Data start

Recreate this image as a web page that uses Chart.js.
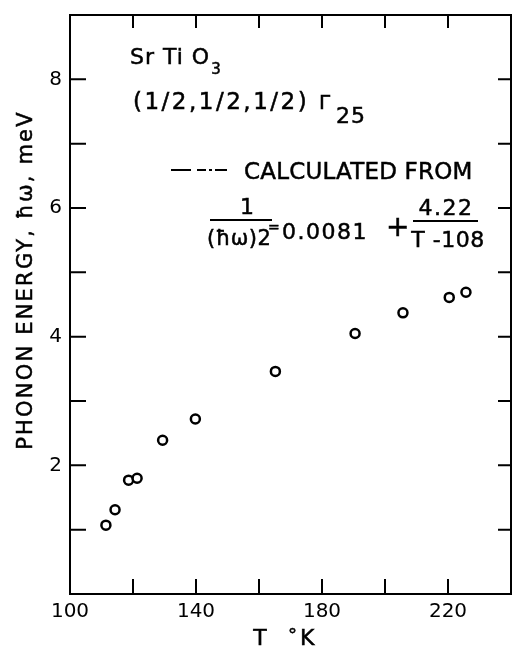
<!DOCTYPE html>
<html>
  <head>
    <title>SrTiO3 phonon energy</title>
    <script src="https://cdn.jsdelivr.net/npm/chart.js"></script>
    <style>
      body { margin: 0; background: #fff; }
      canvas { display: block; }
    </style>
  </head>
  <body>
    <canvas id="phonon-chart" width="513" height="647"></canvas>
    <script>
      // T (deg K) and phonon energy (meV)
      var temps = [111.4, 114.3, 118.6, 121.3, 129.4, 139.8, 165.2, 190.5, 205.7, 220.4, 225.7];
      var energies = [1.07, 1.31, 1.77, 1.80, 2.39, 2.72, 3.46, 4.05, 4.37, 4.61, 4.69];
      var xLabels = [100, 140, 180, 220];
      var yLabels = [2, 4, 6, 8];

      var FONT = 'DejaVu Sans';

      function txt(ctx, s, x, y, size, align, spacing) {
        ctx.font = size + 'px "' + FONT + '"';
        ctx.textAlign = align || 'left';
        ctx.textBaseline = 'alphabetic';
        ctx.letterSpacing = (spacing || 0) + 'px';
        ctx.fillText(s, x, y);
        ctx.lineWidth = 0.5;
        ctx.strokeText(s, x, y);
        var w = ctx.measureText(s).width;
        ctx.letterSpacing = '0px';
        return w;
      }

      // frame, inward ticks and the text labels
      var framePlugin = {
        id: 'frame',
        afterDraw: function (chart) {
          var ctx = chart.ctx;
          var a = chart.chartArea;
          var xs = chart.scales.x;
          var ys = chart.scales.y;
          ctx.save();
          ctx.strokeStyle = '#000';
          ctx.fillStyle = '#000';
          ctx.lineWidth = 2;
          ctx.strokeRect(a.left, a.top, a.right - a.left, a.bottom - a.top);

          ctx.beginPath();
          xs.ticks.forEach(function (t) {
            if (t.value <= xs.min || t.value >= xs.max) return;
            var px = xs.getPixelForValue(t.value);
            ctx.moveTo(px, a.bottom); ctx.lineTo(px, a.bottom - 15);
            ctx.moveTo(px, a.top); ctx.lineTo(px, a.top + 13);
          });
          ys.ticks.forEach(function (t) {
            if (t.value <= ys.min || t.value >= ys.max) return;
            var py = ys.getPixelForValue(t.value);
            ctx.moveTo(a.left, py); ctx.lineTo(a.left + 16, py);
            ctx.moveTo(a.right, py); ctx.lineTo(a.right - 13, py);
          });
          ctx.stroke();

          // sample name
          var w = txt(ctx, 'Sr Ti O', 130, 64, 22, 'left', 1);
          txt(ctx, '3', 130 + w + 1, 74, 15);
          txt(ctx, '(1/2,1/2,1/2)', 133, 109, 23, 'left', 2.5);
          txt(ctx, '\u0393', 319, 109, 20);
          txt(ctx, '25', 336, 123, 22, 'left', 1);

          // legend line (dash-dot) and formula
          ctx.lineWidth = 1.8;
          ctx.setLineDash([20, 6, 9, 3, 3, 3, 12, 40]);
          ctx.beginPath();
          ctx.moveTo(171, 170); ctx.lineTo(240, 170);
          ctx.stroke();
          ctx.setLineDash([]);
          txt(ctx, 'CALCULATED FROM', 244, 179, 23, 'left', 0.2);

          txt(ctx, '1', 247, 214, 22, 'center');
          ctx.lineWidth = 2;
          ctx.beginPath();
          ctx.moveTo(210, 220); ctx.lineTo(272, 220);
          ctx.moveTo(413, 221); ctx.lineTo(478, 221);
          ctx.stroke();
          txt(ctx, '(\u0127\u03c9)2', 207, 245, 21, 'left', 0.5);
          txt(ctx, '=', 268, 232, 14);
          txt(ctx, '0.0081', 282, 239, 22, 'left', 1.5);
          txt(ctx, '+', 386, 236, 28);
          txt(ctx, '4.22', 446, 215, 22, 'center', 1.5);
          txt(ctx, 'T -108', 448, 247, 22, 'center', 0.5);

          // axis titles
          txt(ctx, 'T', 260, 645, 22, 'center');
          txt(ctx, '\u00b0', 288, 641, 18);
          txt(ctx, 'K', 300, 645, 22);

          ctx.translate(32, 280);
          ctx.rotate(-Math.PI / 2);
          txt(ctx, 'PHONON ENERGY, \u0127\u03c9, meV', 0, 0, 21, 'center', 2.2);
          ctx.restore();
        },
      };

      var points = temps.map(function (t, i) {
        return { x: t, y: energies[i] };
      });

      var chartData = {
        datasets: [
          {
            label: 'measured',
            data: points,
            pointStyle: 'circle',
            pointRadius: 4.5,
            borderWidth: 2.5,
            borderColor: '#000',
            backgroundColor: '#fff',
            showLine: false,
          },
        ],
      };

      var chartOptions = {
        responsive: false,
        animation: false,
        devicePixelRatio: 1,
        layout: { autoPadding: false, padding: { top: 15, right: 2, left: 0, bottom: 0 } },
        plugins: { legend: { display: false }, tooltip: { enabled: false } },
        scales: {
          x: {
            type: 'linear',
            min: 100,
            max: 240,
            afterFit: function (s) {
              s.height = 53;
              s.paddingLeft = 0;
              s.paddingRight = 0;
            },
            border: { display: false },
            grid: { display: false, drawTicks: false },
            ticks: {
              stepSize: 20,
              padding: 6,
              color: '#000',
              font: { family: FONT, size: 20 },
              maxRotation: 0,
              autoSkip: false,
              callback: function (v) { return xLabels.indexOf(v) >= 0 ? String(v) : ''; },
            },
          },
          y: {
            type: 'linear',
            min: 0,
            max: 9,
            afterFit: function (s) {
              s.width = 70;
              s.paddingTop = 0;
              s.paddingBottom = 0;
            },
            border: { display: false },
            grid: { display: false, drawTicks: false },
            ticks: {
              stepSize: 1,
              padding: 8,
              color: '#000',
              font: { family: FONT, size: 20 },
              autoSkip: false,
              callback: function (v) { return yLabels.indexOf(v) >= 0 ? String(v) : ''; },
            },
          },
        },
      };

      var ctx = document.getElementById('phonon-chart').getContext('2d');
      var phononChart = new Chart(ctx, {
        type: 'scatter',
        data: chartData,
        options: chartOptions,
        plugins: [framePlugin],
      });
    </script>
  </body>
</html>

Data end

> _Exercise task_:
Take the listing above and print it exactly, apart from the pictures.

> _Problem solution_:
Recreate this image as a web page that uses Chart.js.
<!DOCTYPE html>
<html>
  <head>
    <title>SrTiO3 phonon energy</title>
    <script src="https://cdn.jsdelivr.net/npm/chart.js"></script>
    <style>
      body { margin: 0; background: #fff; }
      canvas { display: block; }
    </style>
  </head>
  <body>
    <canvas id="phonon-chart" width="513" height="647"></canvas>
    <script>
      // T (deg K) and phonon energy (meV)
      var temps = [111.4, 114.3, 118.6, 121.3, 129.4, 139.8, 165.2, 190.5, 205.7, 220.4, 225.7];
      var energies = [1.07, 1.31, 1.77, 1.80, 2.39, 2.72, 3.46, 4.05, 4.37, 4.61, 4.69];
      var xLabels = [100, 140, 180, 220];
      var yLabels = [2, 4, 6, 8];

      var FONT = 'DejaVu Sans';

      function txt(ctx, s, x, y, size, align, spacing) {
        ctx.font = size + 'px "' + FONT + '"';
        ctx.textAlign = align || 'left';
        ctx.textBaseline = 'alphabetic';
        ctx.letterSpacing = (spacing || 0) + 'px';
        ctx.fillText(s, x, y);
        ctx.lineWidth = 0.5;
        ctx.strokeText(s, x, y);
        var w = ctx.measureText(s).width;
        ctx.letterSpacing = '0px';
        return w;
      }

      // frame, inward ticks and the text labels
      var framePlugin = {
        id: 'frame',
        afterDraw: function (chart) {
          var ctx = chart.ctx;
          var a = chart.chartArea;
          var xs = chart.scales.x;
          var ys = chart.scales.y;
          ctx.save();
          ctx.strokeStyle = '#000';
          ctx.fillStyle = '#000';
          ctx.lineWidth = 2;
          ctx.strokeRect(a.left, a.top, a.right - a.left, a.bottom - a.top);

          ctx.beginPath();
          xs.ticks.forEach(function (t) {
            if (t.value <= xs.min || t.value >= xs.max) return;
            var px = xs.getPixelForValue(t.value);
            ctx.moveTo(px, a.bottom); ctx.lineTo(px, a.bottom - 15);
            ctx.moveTo(px, a.top); ctx.lineTo(px, a.top + 13);
          });
          ys.ticks.forEach(function (t) {
            if (t.value <= ys.min || t.value >= ys.max) return;
            var py = ys.getPixelForValue(t.value);
            ctx.moveTo(a.left, py); ctx.lineTo(a.left + 16, py);
            ctx.moveTo(a.right, py); ctx.lineTo(a.right - 13, py);
          });
          ctx.stroke();

          // sample name
          var w = txt(ctx, 'Sr Ti O', 130, 64, 22, 'left', 1);
          txt(ctx, '3', 130 + w + 1, 74, 15);
          txt(ctx, '(1/2,1/2,1/2)', 133, 109, 23, 'left', 2.5);
          txt(ctx, '\u0393', 319, 109, 20);
          txt(ctx, '25', 336, 123, 22, 'left', 1);

          // legend line (dash-dot) and formula
          ctx.lineWidth = 1.8;
          ctx.setLineDash([20, 6, 9, 3, 3, 3, 12, 40]);
          ctx.beginPath();
          ctx.moveTo(171, 170); ctx.lineTo(240, 170);
          ctx.stroke();
          ctx.setLineDash([]);
          txt(ctx, 'CALCULATED FROM', 244, 179, 23, 'left', 0.2);

          txt(ctx, '1', 247, 214, 22, 'center');
          ctx.lineWidth = 2;
          ctx.beginPath();
          ctx.moveTo(210, 220); ctx.lineTo(272, 220);
          ctx.moveTo(413, 221); ctx.lineTo(478, 221);
          ctx.stroke();
          txt(ctx, '(\u0127\u03c9)2', 207, 245, 21, 'left', 0.5);
          txt(ctx, '=', 268, 232, 14);
          txt(ctx, '0.0081', 282, 239, 22, 'left', 1.5);
          txt(ctx, '+', 386, 236, 28);
          txt(ctx, '4.22', 446, 215, 22, 'center', 1.5);
          txt(ctx, 'T -108', 448, 247, 22, 'center', 0.5);

          // axis titles
          txt(ctx, 'T', 260, 645, 22, 'center');
          txt(ctx, '\u00b0', 288, 641, 18);
          txt(ctx, 'K', 300, 645, 22);

          ctx.translate(32, 280);
          ctx.rotate(-Math.PI / 2);
          txt(ctx, 'PHONON ENERGY, \u0127\u03c9, meV', 0, 0, 21, 'center', 2.2);
          ctx.restore();
        },
      };

      var points = temps.map(function (t, i) {
        return { x: t, y: energies[i] };
      });

      var chartData = {
        datasets: [
          {
            label: 'measured',
            data: points,
            pointStyle: 'circle',
            pointRadius: 4.5,
            borderWidth: 2.5,
            borderColor: '#000',
            backgroundColor: '#fff',
            showLine: false,
          },
        ],
      };

      var chartOptions = {
        responsive: false,
        animation: false,
        devicePixelRatio: 1,
        layout: { autoPadding: false, padding: { top: 15, right: 2, left: 0, bottom: 0 } },
        plugins: { legend: { display: false }, tooltip: { enabled: false } },
        scales: {
          x: {
            type: 'linear',
            min: 100,
            max: 240,
            afterFit: function (s) {
              s.height = 53;
              s.paddingLeft = 0;
              s.paddingRight = 0;
            },
            border: { display: false },
            grid: { display: false, drawTicks: false },
            ticks: {
              stepSize: 20,
              padding: 6,
              color: '#000',
              font: { family: FONT, size: 20 },
              maxRotation: 0,
              autoSkip: false,
              callback: function (v) { return xLabels.indexOf(v) >= 0 ? String(v) : ''; },
            },
          },
          y: {
            type: 'linear',
            min: 0,
            max: 9,
            afterFit: function (s) {
              s.width = 70;
              s.paddingTop = 0;
              s.paddingBottom = 0;
            },
            border: { display: false },
            grid: { display: false, drawTicks: false },
            ticks: {
              stepSize: 1,
              padding: 8,
              color: '#000',
              font: { family: FONT, size: 20 },
              autoSkip: false,
              callback: function (v) { return yLabels.indexOf(v) >= 0 ? String(v) : ''; },
            },
          },
        },
      };

      var ctx = document.getElementById('phonon-chart').getContext('2d');
      var phononChart = new Chart(ctx, {
        type: 'scatter',
        data: chartData,
        options: chartOptions,
        plugins: [framePlugin],
      });
    </script>
  </body>
</html>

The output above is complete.